|Title:||Last Chance to See|
|Authors:||Douglas Adams and Mark Carwardine|
As everyone here probably knows by now, I love Douglas Adams's writing style. He was both funny and honest, even when writing fiction.
Last Chance to See is - sadly - not fiction. In it Adams and Carwardine document trips to see some of the rarest animals in existence - animals on the brink of extinction - along with meeting some of those working to save them. The trips took place in the mid to late 1980s, and at least the first one was for a magazine article. It is possible all of their trips resulted in articles that were later substantially rewritten to put them into book form.
Of the book itself I can say this: Adams can write. He does nearly all the writing, despite the author credit to Carwardine, and it's classic Adams in style, even if the subjects are a lot less funny than his usual.
He managed - in just a few pages - to convince me that I never want to go to Africa, for example. Maybe things have improved in the 20+ years since these things happened, but I rather doubt it, human nature being what it is. Seeing the creatures there might be inspiring, but details of getting there and the governments one has to work through render Africa a less than ideal vacation spot in my opinion.

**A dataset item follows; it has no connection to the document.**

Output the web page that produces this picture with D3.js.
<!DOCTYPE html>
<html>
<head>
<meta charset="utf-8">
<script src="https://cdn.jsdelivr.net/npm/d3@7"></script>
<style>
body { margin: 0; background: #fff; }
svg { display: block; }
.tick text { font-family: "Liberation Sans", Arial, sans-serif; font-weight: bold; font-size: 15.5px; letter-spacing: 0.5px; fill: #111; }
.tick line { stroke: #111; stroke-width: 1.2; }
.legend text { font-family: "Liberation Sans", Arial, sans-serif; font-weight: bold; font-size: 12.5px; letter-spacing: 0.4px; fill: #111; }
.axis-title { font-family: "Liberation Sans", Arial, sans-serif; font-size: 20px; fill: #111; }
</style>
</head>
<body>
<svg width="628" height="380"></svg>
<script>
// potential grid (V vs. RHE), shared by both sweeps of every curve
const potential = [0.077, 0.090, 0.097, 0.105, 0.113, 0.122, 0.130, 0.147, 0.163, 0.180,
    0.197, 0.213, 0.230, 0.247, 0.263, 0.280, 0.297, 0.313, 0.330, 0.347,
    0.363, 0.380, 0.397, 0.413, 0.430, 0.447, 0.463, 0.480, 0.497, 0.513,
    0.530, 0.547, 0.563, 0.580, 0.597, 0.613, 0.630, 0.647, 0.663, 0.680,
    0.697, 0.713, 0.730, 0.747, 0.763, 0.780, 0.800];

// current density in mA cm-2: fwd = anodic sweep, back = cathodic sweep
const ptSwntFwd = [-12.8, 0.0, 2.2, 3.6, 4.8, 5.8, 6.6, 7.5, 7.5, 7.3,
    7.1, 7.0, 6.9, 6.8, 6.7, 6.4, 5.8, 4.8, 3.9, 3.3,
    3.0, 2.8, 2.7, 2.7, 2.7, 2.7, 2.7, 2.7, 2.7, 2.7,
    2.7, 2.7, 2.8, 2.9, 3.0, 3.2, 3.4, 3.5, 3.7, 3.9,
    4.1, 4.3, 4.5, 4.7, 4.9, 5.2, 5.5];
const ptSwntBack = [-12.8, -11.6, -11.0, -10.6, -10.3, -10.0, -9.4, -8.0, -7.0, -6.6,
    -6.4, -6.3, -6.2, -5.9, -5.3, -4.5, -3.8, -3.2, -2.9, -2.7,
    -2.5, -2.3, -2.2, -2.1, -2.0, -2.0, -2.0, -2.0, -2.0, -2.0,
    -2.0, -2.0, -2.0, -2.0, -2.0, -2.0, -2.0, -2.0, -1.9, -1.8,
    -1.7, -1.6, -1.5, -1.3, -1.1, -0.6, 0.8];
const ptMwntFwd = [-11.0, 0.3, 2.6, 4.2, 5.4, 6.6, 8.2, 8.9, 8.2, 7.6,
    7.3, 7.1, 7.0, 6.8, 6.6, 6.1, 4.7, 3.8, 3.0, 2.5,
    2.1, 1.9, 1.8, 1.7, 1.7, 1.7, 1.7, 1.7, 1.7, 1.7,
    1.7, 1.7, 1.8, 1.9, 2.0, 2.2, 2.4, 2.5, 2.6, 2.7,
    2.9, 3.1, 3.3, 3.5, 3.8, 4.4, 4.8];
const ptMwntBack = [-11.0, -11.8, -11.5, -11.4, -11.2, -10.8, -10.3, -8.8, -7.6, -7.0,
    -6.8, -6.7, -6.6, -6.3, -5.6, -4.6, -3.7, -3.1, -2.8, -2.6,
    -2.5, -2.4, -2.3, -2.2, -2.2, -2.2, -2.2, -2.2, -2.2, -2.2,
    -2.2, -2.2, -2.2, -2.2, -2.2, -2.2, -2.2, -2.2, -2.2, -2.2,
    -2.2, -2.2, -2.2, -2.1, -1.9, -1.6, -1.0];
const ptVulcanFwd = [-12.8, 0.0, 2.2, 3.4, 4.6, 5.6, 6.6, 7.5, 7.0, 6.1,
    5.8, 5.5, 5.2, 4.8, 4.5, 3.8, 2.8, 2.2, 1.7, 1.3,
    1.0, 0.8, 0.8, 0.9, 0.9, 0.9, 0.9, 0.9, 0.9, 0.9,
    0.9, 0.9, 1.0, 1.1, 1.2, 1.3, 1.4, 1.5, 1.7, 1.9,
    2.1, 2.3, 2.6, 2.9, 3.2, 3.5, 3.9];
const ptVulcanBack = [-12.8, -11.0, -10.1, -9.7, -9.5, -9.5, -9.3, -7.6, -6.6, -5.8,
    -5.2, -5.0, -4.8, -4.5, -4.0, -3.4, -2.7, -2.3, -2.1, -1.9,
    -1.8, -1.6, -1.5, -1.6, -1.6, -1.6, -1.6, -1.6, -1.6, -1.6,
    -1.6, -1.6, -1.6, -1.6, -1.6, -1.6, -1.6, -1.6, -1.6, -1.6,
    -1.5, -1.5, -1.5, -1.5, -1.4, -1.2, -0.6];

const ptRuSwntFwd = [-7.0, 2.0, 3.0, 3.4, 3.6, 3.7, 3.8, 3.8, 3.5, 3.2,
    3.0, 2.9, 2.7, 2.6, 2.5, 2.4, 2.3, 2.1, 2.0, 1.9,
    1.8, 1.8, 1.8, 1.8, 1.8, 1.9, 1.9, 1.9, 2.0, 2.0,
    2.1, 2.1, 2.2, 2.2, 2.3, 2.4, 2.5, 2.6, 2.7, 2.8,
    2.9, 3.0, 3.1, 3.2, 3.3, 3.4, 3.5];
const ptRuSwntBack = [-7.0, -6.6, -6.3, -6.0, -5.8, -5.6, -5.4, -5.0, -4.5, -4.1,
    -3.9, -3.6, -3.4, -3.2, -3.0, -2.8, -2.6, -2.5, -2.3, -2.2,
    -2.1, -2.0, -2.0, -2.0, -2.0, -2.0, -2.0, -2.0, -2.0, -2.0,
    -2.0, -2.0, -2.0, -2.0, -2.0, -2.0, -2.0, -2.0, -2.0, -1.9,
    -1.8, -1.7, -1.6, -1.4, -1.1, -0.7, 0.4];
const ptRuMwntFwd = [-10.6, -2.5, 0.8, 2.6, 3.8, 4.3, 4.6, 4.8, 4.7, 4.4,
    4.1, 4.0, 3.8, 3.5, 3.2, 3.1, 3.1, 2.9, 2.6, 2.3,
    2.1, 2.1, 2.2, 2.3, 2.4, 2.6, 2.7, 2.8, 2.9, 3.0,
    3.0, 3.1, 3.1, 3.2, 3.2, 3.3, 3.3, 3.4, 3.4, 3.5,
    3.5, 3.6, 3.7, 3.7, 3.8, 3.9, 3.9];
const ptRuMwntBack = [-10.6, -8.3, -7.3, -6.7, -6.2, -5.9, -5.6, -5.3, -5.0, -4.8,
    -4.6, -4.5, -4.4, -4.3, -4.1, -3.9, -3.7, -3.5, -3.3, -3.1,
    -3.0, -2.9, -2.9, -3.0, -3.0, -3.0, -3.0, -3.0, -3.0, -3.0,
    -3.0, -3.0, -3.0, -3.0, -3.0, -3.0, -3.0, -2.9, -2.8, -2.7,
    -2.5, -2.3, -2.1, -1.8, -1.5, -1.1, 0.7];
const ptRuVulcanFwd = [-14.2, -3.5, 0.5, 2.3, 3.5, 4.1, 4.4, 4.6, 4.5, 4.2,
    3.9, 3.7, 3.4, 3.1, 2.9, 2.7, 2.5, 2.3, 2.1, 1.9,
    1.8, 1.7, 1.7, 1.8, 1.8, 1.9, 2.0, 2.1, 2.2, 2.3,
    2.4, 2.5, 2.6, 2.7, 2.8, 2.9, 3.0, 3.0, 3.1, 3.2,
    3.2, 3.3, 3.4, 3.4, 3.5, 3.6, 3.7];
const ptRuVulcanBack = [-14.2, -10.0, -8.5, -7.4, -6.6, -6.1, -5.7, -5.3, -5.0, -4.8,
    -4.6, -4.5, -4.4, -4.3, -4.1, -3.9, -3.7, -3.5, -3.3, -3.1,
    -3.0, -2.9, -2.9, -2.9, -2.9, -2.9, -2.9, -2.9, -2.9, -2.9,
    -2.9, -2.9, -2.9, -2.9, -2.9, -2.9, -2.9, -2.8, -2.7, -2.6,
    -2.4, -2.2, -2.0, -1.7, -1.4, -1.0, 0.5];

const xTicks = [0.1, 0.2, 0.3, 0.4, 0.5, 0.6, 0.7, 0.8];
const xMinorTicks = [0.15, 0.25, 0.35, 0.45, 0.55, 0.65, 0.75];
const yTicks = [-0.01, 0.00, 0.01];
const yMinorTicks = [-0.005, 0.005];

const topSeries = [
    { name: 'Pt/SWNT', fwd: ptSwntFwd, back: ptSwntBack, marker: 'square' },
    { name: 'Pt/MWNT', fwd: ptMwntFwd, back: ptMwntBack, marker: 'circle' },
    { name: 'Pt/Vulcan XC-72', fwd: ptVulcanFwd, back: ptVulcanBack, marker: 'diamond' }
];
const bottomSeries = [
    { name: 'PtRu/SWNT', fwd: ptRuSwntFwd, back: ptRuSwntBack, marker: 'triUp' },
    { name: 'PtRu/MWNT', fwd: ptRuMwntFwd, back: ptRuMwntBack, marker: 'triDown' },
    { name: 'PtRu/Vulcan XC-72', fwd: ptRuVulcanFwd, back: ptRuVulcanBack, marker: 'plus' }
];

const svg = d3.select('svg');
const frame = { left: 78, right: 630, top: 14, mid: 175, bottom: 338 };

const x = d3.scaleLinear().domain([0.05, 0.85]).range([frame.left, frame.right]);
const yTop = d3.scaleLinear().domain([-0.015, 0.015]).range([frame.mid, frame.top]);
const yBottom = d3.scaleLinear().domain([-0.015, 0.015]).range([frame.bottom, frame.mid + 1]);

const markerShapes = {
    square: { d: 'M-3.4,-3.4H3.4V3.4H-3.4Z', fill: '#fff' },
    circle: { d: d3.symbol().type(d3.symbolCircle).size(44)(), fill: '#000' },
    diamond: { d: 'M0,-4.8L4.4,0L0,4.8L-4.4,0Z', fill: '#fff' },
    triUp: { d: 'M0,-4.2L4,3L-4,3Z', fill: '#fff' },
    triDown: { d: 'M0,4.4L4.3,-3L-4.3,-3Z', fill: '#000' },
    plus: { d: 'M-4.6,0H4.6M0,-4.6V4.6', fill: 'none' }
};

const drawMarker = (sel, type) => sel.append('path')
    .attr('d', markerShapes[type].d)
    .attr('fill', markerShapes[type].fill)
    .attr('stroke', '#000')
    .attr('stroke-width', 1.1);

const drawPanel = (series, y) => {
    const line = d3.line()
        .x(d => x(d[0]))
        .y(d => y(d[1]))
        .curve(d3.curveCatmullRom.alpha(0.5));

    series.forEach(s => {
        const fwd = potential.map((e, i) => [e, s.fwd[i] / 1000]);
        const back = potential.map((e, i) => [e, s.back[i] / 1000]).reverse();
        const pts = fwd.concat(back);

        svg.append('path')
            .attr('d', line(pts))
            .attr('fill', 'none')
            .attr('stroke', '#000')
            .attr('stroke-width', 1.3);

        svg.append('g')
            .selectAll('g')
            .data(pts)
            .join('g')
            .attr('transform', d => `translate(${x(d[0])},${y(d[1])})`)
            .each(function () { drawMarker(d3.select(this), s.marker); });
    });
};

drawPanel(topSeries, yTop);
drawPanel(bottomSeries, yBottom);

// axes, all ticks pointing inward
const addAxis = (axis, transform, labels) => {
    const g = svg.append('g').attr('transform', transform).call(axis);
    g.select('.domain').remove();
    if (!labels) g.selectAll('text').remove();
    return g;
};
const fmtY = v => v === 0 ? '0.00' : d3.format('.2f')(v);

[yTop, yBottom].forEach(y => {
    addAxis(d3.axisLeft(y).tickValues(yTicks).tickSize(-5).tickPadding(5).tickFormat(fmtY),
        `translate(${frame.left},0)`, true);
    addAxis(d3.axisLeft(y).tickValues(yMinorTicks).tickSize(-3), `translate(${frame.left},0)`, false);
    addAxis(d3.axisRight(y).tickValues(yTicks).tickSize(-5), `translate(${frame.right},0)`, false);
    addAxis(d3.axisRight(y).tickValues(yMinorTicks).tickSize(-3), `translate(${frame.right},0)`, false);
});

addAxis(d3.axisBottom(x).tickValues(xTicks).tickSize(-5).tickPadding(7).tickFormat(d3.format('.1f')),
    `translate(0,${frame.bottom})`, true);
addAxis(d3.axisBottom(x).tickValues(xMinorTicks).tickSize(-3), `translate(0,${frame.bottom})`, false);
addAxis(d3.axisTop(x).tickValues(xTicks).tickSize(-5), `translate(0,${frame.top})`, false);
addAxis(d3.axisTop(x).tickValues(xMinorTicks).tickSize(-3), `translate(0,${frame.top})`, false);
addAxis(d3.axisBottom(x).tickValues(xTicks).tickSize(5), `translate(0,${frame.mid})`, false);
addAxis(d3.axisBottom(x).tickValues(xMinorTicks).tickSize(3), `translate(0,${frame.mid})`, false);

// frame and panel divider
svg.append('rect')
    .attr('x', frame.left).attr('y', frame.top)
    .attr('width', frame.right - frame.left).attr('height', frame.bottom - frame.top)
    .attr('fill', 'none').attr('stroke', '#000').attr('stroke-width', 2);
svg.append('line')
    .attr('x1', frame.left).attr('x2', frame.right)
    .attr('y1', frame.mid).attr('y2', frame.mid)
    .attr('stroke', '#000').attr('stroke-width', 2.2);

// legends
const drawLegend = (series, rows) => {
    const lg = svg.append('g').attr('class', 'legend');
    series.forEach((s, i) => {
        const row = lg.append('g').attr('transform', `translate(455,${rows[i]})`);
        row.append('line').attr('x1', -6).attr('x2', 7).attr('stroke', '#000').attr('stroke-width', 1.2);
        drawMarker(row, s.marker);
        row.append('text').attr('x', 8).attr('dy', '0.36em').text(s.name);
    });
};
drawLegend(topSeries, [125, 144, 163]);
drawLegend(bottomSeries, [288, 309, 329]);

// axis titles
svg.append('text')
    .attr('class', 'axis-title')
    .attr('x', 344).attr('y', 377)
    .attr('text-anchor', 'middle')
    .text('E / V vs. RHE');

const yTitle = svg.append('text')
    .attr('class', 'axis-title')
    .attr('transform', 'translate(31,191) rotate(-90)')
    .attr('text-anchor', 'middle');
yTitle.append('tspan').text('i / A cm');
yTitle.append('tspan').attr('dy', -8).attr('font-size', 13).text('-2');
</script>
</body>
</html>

He tells heart breaking stories about the animals and places they go see, but frames them with enough humor - mostly at his own expense - to make the presentation something I could continue reading. (I'm one of those who can't watch programs about endangered animals. They make me cringe to the point where I have to turn them off. As a member of the human race I am at a minimum guilty by association and resource consumption, and I don't like it.)
Last Chance to See is worth reading. Adams drives home some key points and shows how silly (and stupid) we are as a species in the process.